Le disinvolte capriole programmatiche di Di Maio sono, infatti, collegate alle altrettanto disinvolte modifiche delle linee politiche, a lungo portate avanti dal suo Movimento. Certo la visita da candidato alla City di Londra - meta da sempre di autorevoli “pellegrinaggi” (per tutti ricordiamo quello di D’Alema, ma da premier insediato) - fa ritenere che stia esplicitando i “consigli” cercati e ricevuti, necessari per la sua evidente inadeguatezza, e quindi per rassicurare opinionisti e operatori economici che nulla cambierà su atlantismo, Europa ed Euro. Queste dichiarazioni non ci tranquillizzano sul suo vero europeismo, ma svelano solo l’intento di scalare il potere e non di innovare la politica, come del resto hanno sempre dimostrato i grillini nei comuni dove governano. Si fa sempre più evidente come il partito di Di Maio sia l’opposto di quel “nuovo” che viene invocato, per esempio, come esca a Salvini, per abbandonare Berlusconi. Il suo capo potrebbe più adeguatamente rappresentare l’ultimo seguace dell’establishment globalista.

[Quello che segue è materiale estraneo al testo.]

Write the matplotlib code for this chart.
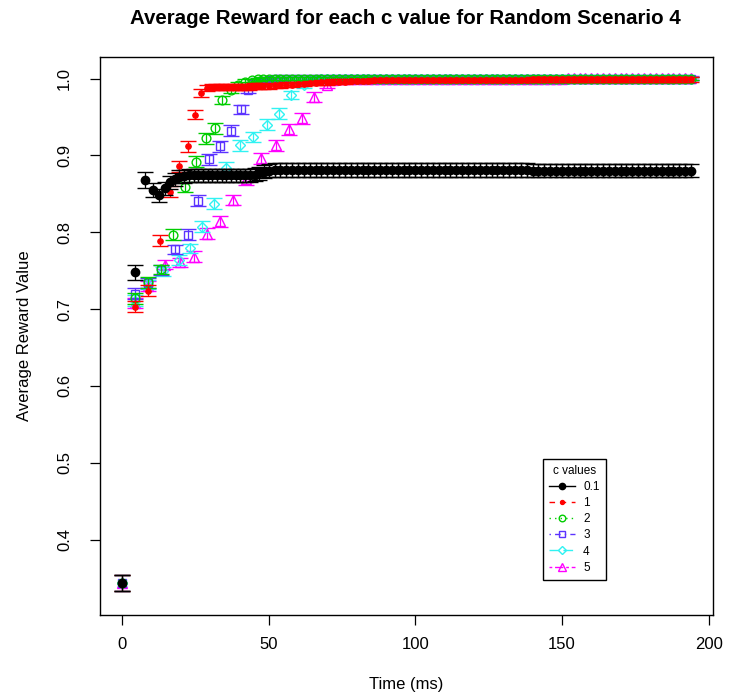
import matplotlib
matplotlib.use('Agg')
import matplotlib.pyplot as plt
from matplotlib.lines import Line2D

plt.rcParams['font.family'] = ['Liberation Sans', 'DejaVu Sans']

#%% data

c_labels = ['0.1', '1', '2', '3', '4', '5']

# shared time grid for the flat part of every curve (ms)
t_late = [50, 52, 54, 56, 58, 60, 62, 64, 66, 68,
          70, 72, 74, 76, 78, 80, 82, 84, 86, 88,
          90, 92, 94, 96, 98, 100, 102, 104, 106, 108,
          110, 112, 114, 116, 118, 120, 122, 124, 126, 128,
          130, 132, 134, 136, 138, 140, 142, 144, 146, 148,
          150, 152, 154, 156, 158, 160, 162, 164, 166, 168,
          170, 172, 174, 176, 178, 180, 182, 184, 186, 188,
          190, 192, 194]

# c = 0.1
x_01 = [0, 4.5, 7.7, 10.5, 12.7, 14.8, 16.4, 18.0, 19.6, 21.2, 22.8, 24.4, 26.0, 27.6,
        29.2, 30.8, 32.4, 34.0, 35.6, 37.2, 38.8, 40.4, 42.0, 43.6, 45.2, 46.8, 48.4]
y_01 = [0.344, 0.748, 0.868, 0.855, 0.848, 0.857, 0.865, 0.869, 0.872, 0.873, 0.874, 0.874, 0.874, 0.874,
        0.874, 0.874, 0.874, 0.874, 0.874, 0.874, 0.874, 0.874, 0.874, 0.874, 0.875, 0.877, 0.879]
e_01 = [0.0105, 0.010, 0.0105, 0.0088, 0.0088, 0.0085, 0.0085, 0.0085, 0.0085, 0.0085, 0.0085, 0.0085, 0.0085, 0.0085,
        0.0085, 0.0085, 0.0085, 0.0085, 0.0085, 0.0085, 0.0085, 0.0085, 0.0085, 0.0085, 0.0085, 0.0085, 0.0085]
late_01 = [0.880, 0.881, 0.881, 0.881, 0.881, 0.881, 0.881, 0.881, 0.881, 0.881,
           0.881, 0.881, 0.881, 0.881, 0.881, 0.881, 0.881, 0.881, 0.881, 0.881,
           0.881, 0.881, 0.881, 0.881, 0.881, 0.881, 0.881, 0.881, 0.881, 0.881,
           0.881, 0.881, 0.881, 0.881, 0.881, 0.881, 0.881, 0.881, 0.881, 0.881,
           0.881, 0.881, 0.881, 0.881, 0.881, 0.880, 0.880, 0.880, 0.880, 0.880,
           0.880, 0.880, 0.880, 0.880, 0.880, 0.880, 0.880, 0.880, 0.880, 0.880,
           0.880, 0.880, 0.880, 0.880, 0.880, 0.880, 0.880, 0.880, 0.880, 0.880,
           0.880, 0.880, 0.880]

# c = 1
x_1 = [0, 4.5, 8.7, 12.9, 16.4, 19.6, 22.4, 24.9, 27.0, 28.9, 30.6,
       32.2, 33.8, 35.4, 37.0, 38.6, 40.2, 41.8, 43.4, 45.0, 46.6, 48.2]
y_1 = [0.344, 0.703, 0.724, 0.789, 0.853, 0.886, 0.912, 0.953, 0.981, 0.988, 0.989,
       0.989, 0.989, 0.989, 0.989, 0.989, 0.989, 0.989, 0.989, 0.990, 0.990, 0.990]
e_1 = [0.0105, 0.007, 0.007, 0.007, 0.007, 0.007, 0.007, 0.006, 0.005, 0.004, 0.004,
       0.004, 0.004, 0.004, 0.004, 0.004, 0.004, 0.004, 0.004, 0.004, 0.004, 0.004]
late_1 = [0.990, 0.991, 0.991, 0.992, 0.992, 0.993, 0.993, 0.994, 0.994, 0.995,
          0.995, 0.996, 0.996, 0.996, 0.997, 0.997, 0.997, 0.997, 0.998, 0.998,
          0.998, 0.998, 0.998, 0.998, 0.998, 0.998, 0.998, 0.998, 0.998, 0.998,
          0.998, 0.998, 0.998, 0.998, 0.998, 0.998, 0.998, 0.998, 0.998, 0.998,
          0.998, 0.998, 0.998, 0.998, 0.998, 0.999, 0.999, 0.999, 0.999, 0.999,
          0.999, 0.999, 0.999, 0.999, 0.999, 0.999, 0.999, 0.999, 0.999, 0.999,
          0.999, 0.999, 0.999, 0.999, 0.999, 0.999, 0.999, 0.999, 0.999, 0.999,
          0.999, 0.999, 0.999]

# c = 2
x_2 = [0, 4.5, 8.8, 13.3, 17.5, 21.5, 25.2, 28.5, 31.7, 34.1, 37.1, 39.5, 42.0, 44.2, 46.2, 48.2]
y_2 = [0.344, 0.714, 0.735, 0.752, 0.797, 0.859, 0.892, 0.922, 0.935, 0.972, 0.985, 0.992, 0.996, 0.998, 0.999, 0.9995]
e_2 = [0.0105, 0.007, 0.007, 0.006, 0.007, 0.007, 0.007, 0.007, 0.007, 0.005, 0.004, 0.003, 0.003, 0.002, 0.002, 0.002]
late_2 = [0.9995, 1.000, 1.000, 1.000, 1.000, 1.000, 1.000, 1.000, 1.000, 1.000,
          1.000, 1.000, 1.000, 1.000, 1.000, 1.000, 1.000, 1.000, 1.000, 1.000,
          1.000, 1.000, 1.000, 1.000, 1.000, 1.000, 1.000, 1.000, 1.000, 1.000,
          1.000, 1.000, 1.000, 1.000, 1.000, 1.000, 1.000, 1.000, 1.000, 1.000,
          1.000, 1.000, 1.000, 1.000, 1.000, 1.000, 1.000, 1.000, 1.000, 1.000,
          1.000, 1.000, 1.000, 1.000, 1.000, 1.000, 1.000, 1.000, 1.000, 1.000,
          1.000, 1.000, 1.000, 1.000, 1.000, 1.000, 1.000, 1.000, 1.000, 1.000,
          0.9995, 0.9995, 0.9995]

# c = 3
x_3 = [0, 4.5, 8.8, 13.3, 18.2, 22.4, 26.0, 29.6, 33.3, 37.0, 40.5, 43.1, 45.5, 47.8]
y_3 = [0.344, 0.720, 0.734, 0.751, 0.778, 0.797, 0.841, 0.895, 0.912, 0.932, 0.960, 0.985, 0.995, 0.997]
e_3 = [0.0105, 0.007, 0.007, 0.006, 0.006, 0.007, 0.007, 0.007, 0.007, 0.007, 0.006, 0.004, 0.003, 0.002]
late_3 = [0.998, 0.999, 0.999, 0.9995, 0.9995, 1.000, 1.000, 1.000, 1.000, 1.000,
          1.000, 1.000, 1.000, 1.000, 1.000, 1.000, 1.000, 1.000, 1.000, 1.000,
          1.000, 1.000, 1.000, 1.000, 1.000, 1.000, 1.000, 1.000, 1.000, 1.000,
          1.000, 1.000, 1.000, 1.000, 1.000, 1.000, 1.000, 1.000, 1.000, 1.000,
          1.000, 1.000, 1.000, 1.000, 1.000, 1.000, 1.000, 1.000, 1.000, 1.000,
          1.000, 1.000, 1.000, 1.000, 1.000, 1.000, 1.000, 1.000, 1.000, 1.000,
          1.000, 1.000, 1.000, 1.000, 1.000, 1.000, 1.000, 1.000, 1.000, 1.000,
          1.000, 1.000, 1.000]

# c = 4
x_4 = [0, 4.5, 8.8, 14.0, 19.3, 23.3, 27.3, 31.5, 35.5, 40.4, 44.7, 49.5, 53.5, 57.6, 62.2]
y_4 = [0.344, 0.711, 0.732, 0.749, 0.764, 0.779, 0.807, 0.837, 0.884, 0.913, 0.924, 0.940, 0.954, 0.979, 0.992]
e_4 = [0.0105, 0.007, 0.006, 0.006, 0.006, 0.006, 0.007, 0.007, 0.007, 0.007, 0.007, 0.007, 0.007, 0.005, 0.004]
late_4 = [0.997, 0.998, 0.999, 0.999, 0.9995, 1.000, 1.000, 1.000, 1.000, 1.000,
          1.000, 1.000, 1.000, 1.000, 1.000, 1.000, 1.000, 1.000, 1.000, 1.000,
          1.000, 1.000, 1.000, 1.000, 1.000, 1.000, 1.000, 1.000, 1.000, 1.000,
          1.000, 1.000, 1.000, 1.000, 1.000, 1.000, 1.000, 1.000, 1.000, 1.000,
          1.000, 1.000, 1.000, 1.000, 1.000, 1.000, 1.000, 1.000, 1.000, 1.000,
          1.000, 1.000, 1.000, 1.000, 1.000, 1.000, 1.000, 1.000, 1.000, 1.000,
          1.000, 1.000, 1.000, 1.000, 1.000, 1.000]

# c = 5
x_5 = [0, 4.5, 8.8, 14.5, 19.9, 24.4, 28.9, 33.4, 38.0, 42.3, 47.3, 52.4, 56.9, 61.3, 65.4, 69.9]
y_5 = [0.344, 0.708, 0.730, 0.758, 0.761, 0.768, 0.798, 0.814, 0.842, 0.869, 0.896, 0.913, 0.934, 0.948, 0.976, 0.992]
e_5 = [0.0105, 0.007, 0.006, 0.006, 0.006, 0.007, 0.007, 0.007, 0.007, 0.007, 0.007, 0.007, 0.007, 0.007, 0.006, 0.004]
late_5 = [0.998, 0.999, 0.9995, 1.000, 1.000, 1.000, 1.000, 1.000, 1.000, 1.000,
          1.000, 1.000, 1.000, 1.000, 1.000, 1.000, 1.000, 1.000, 1.000, 1.000,
          1.000, 1.000, 1.000, 1.000, 1.000, 1.000, 1.000, 1.000, 1.000, 1.000,
          1.000, 1.000, 1.000, 1.000, 1.000, 1.000, 1.000, 1.000, 1.000, 1.000,
          1.0005, 1.0005, 1.0005, 1.0005, 1.0005, 1.0005, 1.0005, 1.0005, 1.0005, 1.0005,
          1.0005, 1.0005, 1.0005, 1.0005, 1.0005, 1.0005, 1.0005, 1.0005, 1.0005, 1.0005,
          1.0005, 1.0005]

# error half-width on the flat part
late_err = [0.0085, 0.003, 0.002, 0.002, 0.002, 0.003]

#%% styles

colors = ['#000000', '#ff0000', '#00cd00', '#5c33ff', '#30f2f2', '#ff00ff']
markers = ['o', 'o', 'o', 's', 'D', '^']
msizes = [6.0, 3.8, 6.3, 5.6, 5.6, 7.0]
filled = [True, True, False, False, False, False]
lstyles = ['-', (0, (4, 4)), (0, (1, 3)), (0, (1, 3, 4, 3)), (0, (7, 3)), (0, (2, 2, 6, 2))]

series = [
    (x_01, y_01, e_01, late_01),
    (x_1, y_1, e_1, late_1),
    (x_2, y_2, e_2, late_2),
    (x_3, y_3, e_3, late_3),
    (x_4, y_4, e_4, late_4),
    (x_5, y_5, e_5, late_5),
]

#%% plot

fig = plt.figure(figsize=(7.43, 6.99), dpi=100)
ax = fig.add_axes([100 / 743, 84 / 699, 613 / 743, 558 / 699])

for k in range(5, -1, -1):
    xs, ys, es, late = series[k]
    t = t_late[len(t_late) - len(late):]
    x_all = xs + t
    y_all = ys + late
    e_all = es + [late_err[k]] * len(late)
    ax.errorbar(x_all, y_all, yerr=e_all, fmt=markers[k], linestyle='none',
                color=colors[k], ecolor=colors[k], elinewidth=0.9, capthick=0.9,
                capsize=5.5, markersize=msizes[k],
                markerfacecolor=colors[k] if filled[k] else 'none',
                markeredgecolor=colors[k], markeredgewidth=1.0,
                zorder=10 - k)

ax.set_xlim(-7.5, 201.5)
ax.set_ylim(0.302, 1.028)
ax.set_xticks([0, 50, 100, 150, 200])
ax.set_yticks([0.4, 0.5, 0.6, 0.7, 0.8, 0.9, 1.0])
ax.set_yticklabels(['0.4', '0.5', '0.6', '0.7', '0.8', '0.9', '1.0'], rotation=90, va='center')
ax.tick_params(axis='both', labelsize=12, length=7, width=0.9, direction='out')
ax.tick_params(axis='x', pad=9)
ax.tick_params(axis='y', pad=13)
for sp in ax.spines.values():
    sp.set_linewidth(1.0)

fig.text(405 / 743, 1 - 18 / 699, 'Average Reward for each c value for Random Scenario 4',
         ha='center', va='center', fontsize=14.8, fontweight='bold')
fig.text(406 / 743, 1 - 685 / 699, 'Time (ms)', ha='center', va='center', fontsize=12)
fig.text(25 / 743, 1 - 336 / 699, 'Average Reward Value', ha='center', va='center',
         rotation=90, fontsize=12)

handles = []
for k in range(6):
    handles.append(Line2D([0], [0], color=colors[k], linestyle=lstyles[k], linewidth=1.0,
                          marker=markers[k], markersize=msizes[k] * 0.75,
                          markerfacecolor=colors[k] if filled[k] else 'none',
                          markeredgecolor=colors[k]))

leg = ax.legend(handles, c_labels, title='c values', loc='upper left',
                bbox_to_anchor=(543 / 743, 1 - 459 / 699), bbox_transform=fig.transFigure,
                fontsize=8.5, title_fontsize=8.5, frameon=True, fancybox=False,
                edgecolor='black', framealpha=1, handlelength=2.2, handletextpad=0.7,
                labelspacing=0.35, borderpad=0.5, borderaxespad=0)
leg.get_frame().set_linewidth(1.0)
leg._legend_box.align = 'center'

fig.savefig('out.png', dpi=100)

In questo difficile e affaticato Paese, quella di Luigi Di Maio non è certo la ricetta per riuscire a ritrovare la via italiana per il ritorno ad una Europa politica, ad uno sviluppo che significhi lavoro, ad una stabilità sociale fondata su famiglia, sicurezza e vere politiche per il Sud e, soprattutto, alla salvaguardia di una democrazia rappresentativa del popolo. Che costituiscono la sfida di oggi e di domani.